Comment Re:Anonymous cryptocurrency, who to trust? (Score 3, Insightful) 228

Who would lend money in a deflationary currency? You're practically guaranteeing default. If I take out a loan for 100 bitcoins to be paid back in 10 years I'd never be able to pay it off because my wages wouldn't go up nearly as fast and the deflationary pressure. Wages go down with deflation not up. A bitcoin bank that issues loans is guaranteed mass defaults, and a bank that has that many defaults is guaranteed to fail. Ether you want the shangrala "Sound" money that has nether inflation, nor deflation, or you want an Inflationary currency that isn't so bad that money become worthless in a few years, but not so low that you have to worry about defaults caused by deflation kicking in. A banking system build on deflation is unstable, and prone to failures. It's what we had when we were on the Gold Standard, and is undesirable for any banking system to work long term. Then again some people enjoy watching people suffer.

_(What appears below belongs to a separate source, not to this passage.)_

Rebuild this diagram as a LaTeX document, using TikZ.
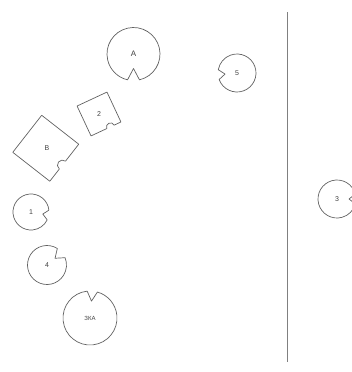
\documentclass[tikz,border=0pt]{standalone}
\usepackage{fontspec}
\setmainfont{Liberation Sans}
\tikzset{
  shp/.style={draw=black!62, line width=0.7pt, line join=round},
  lbl/.style={text=black!75, inner sep=0pt, font=\fontsize{7}{8}\selectfont},
  biglbl/.style={lbl, font=\fontsize{8}{9}\selectfont},
  smalllbl/.style={lbl, font=\fontsize{6}{7}\selectfont},
  divider/.style={draw=black!50, line width=1.3pt}
}
% name, x, y, radius, notch direction, notch half angle, notch depth, label, label style
\newcommand{\notchcirc}[9]{%
  \coordinate (#1) at (#2,#3);
  \draw[shp] ([shift={(#5+#6:#4)}]#1) arc[start angle={#5+#6}, end angle={#5+360-#6}, radius=#4]
     -- ([shift={(#5:#4-#7)}]#1) -- cycle;
  \node[#9] (#1-t) at (#1) {#8};}
\begin{document}
\begin{tikzpicture}[x=1pt,y=1pt]
\path[use as bounding box] (0,0) rectangle (352,-372);
\clip (0,0) rectangle (352,-372);

% round tables
\notchcirc{tA}{133.5}{-54}{26.5}{270}{13}{12}{A}{biglbl}
\notchcirc{t5}{237}{-73}{19}{185}{15}{7}{5}{lbl}
\notchcirc{t1}{31}{-212}{18}{-10}{16}{6}{1}{lbl}
\notchcirc{t4}{47}{-265}{19.5}{40}{18}{9}{4}{lbl}
\notchcirc{tZ}{90}{-318}{27}{85}{11}{10}{ЗКА}{smalllbl}
\notchcirc{t3}{337}{-199}{19}{0}{15}{7}{3}{lbl}

% square table 2
\coordinate (t2) at (99,-114);
\begin{scope}[shift={(t2)}, rotate=25]
  \draw[shp] (-16.5,16.5) -- (16.5,16.5) -- (16.5,-16.5) -- (9,-16.5)
     arc[start angle=0, end angle=180, radius=4] -- (-16.5,-16.5) -- cycle;
\end{scope}
\node[lbl] (t2-t) at (t2) {2};

% square table B
\coordinate (tB) at (45.75,-148.25);
\begin{scope}[shift={(tB)}, rotate=-38]
  \draw[shp] (-23.5,23.5) -- (23.5,23.5) -- (23.5,2)
     arc[start angle=90, end angle=270, radius=5] -- (23.5,-23.5) -- (-23.5,-23.5) -- cycle;
\end{scope}
\node[lbl] (tB-t) at (47,-148) {B};

% dividing line
\coordinate (ltop) at (287.5,-12);
\coordinate (lbot) at (287.5,-362);
\draw[divider] (ltop) -- (lbot);
\end{tikzpicture}
\end{document}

Comment Re:Sitting on a stack of traceable coins (Score 2) 228

You can't distinguish between the ones that were stolen and the ones that were legit transactions. Even if you could this happened after a very long period of time, and the likely hood that it's been spent, or laundered is already very high. You'd more likely penalize "honest", more likely unwitting, bitcoin users who were used to launder the coins, and not the criminals who actually got the coins. There are lots of logistical problems with even attempting to implement this kinds of a system. To successfully do it you'd need a Central Authority that could enforce it, and it should be obvious why that won't happen.